Extrait de l’acte de cession
Dès le milieu du XXème siècle, la Ferme familiale faisait déjà parti d’un « Circuit Courbet », circuit passant par Besançon, Ornans, Saules, Maisières et Flagey, avant même le début du projet de Musée, comme en atteste cet extrait du bulletin de l’Association des Amis de Courbet du 23 juillet 1947 :
« A Flagey, sous la conduite de M. Felix Bourgon, son actuel propriétaire, […] les Amis de Courbet visitèrent la maison familiale. »
Le tournant du XXIème siècle : nouvelle ère pour une nouvelle vie
C’est en 2000 que naît l’idée de valorisation de ce lieu, à la suite du déplacement exceptionnel de l’œuvre Les Paysans de Flagey revenant de la foire (Musée des Beaux-arts et d’archéologie, Besançon), le temps d’un après-midi, à Flagey. En juin 2007, le Conseil Général du Doubs (devenu Conseil départemental) acquiert la Maison familiale pour un euro symbolique. Les travaux de réhabilitation engagés seront terminés en juillet 2009, deux ans avant la réouverture du Musée départemental à Ornans.

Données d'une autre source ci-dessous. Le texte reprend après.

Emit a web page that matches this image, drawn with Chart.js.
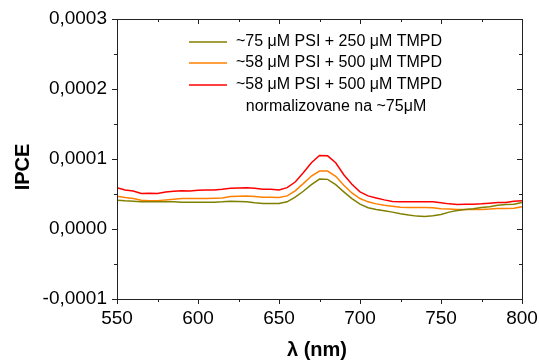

© Musée départemental Gustave Courbet
Depuis juillet 2009, les équipes du Pôle Courbet y ont réalisé plus de 30 expositions temporaires et près de 300 évènements culturels (concerts, spectacles, conférences, théâtres…).
Un nouvel élan est donné en 2020 avec l’élaboration d’un nouveau projet scientifique et culturel voulant faire du site de la Ferme familiale Courbet un laboratoire de l’art et la poursuite d’une programmation éclectique, tourné vers l’art vivant.